La speranza dei referenti dell’associazione è che il Comune possa cogliere l’occasione per invertire la rotta: “Non possiamo essere lasciati nella condizione di scegliere se abbandonare una persona a sé stessa o, per accompagnarla all’esercizio di un proprio diritto, mettere i nostri operatori di fronte a pesanti rischi penali dopo avergli fatto assumere responsabilità che non sono di loro stretta competenza”.

Quello che non capiscono le associazioni del terzo settore impegnate nell’accompagnamento sociale di chi vive in strada è perché un servizio reso senza problemi fino al 2018 sia a un tratto diventato “ingestibile” dal Comune, che oltre all’iscrizione anagrafica ha anche eliminato il servizio di ricezione della posta delle persone senza dimora presso un ufficio dedicato in via Mascherona.

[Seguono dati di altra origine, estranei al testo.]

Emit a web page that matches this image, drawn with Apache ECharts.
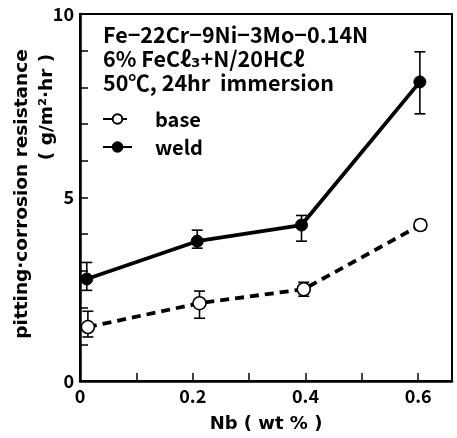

Ora che l’ex-assessore ai servizi sociali Francesca Fassio, già contestatissima dal mondo del sociale, si è recentemente dimessa dall’incarico per candidarsi – senza successo – alle Regionali con la Lega, gli operatori si augurano che possa intervenire direttamente il sindaco Marco Bucci, che in attesa di ridefinire gli assessorati vacanti ha trattenuto la delega ai servizi sociali.

“Ripristinare un servizio essenziale non sarebbe un gesto di ‘carità’ ma un atto dovuto – ribadiscono gli operatori – perché significherebbe semplicemente ripristinare un servizio essenziale a garantire ai cittadini più svantaggiati la tutela dei propri diritti costituzionali”.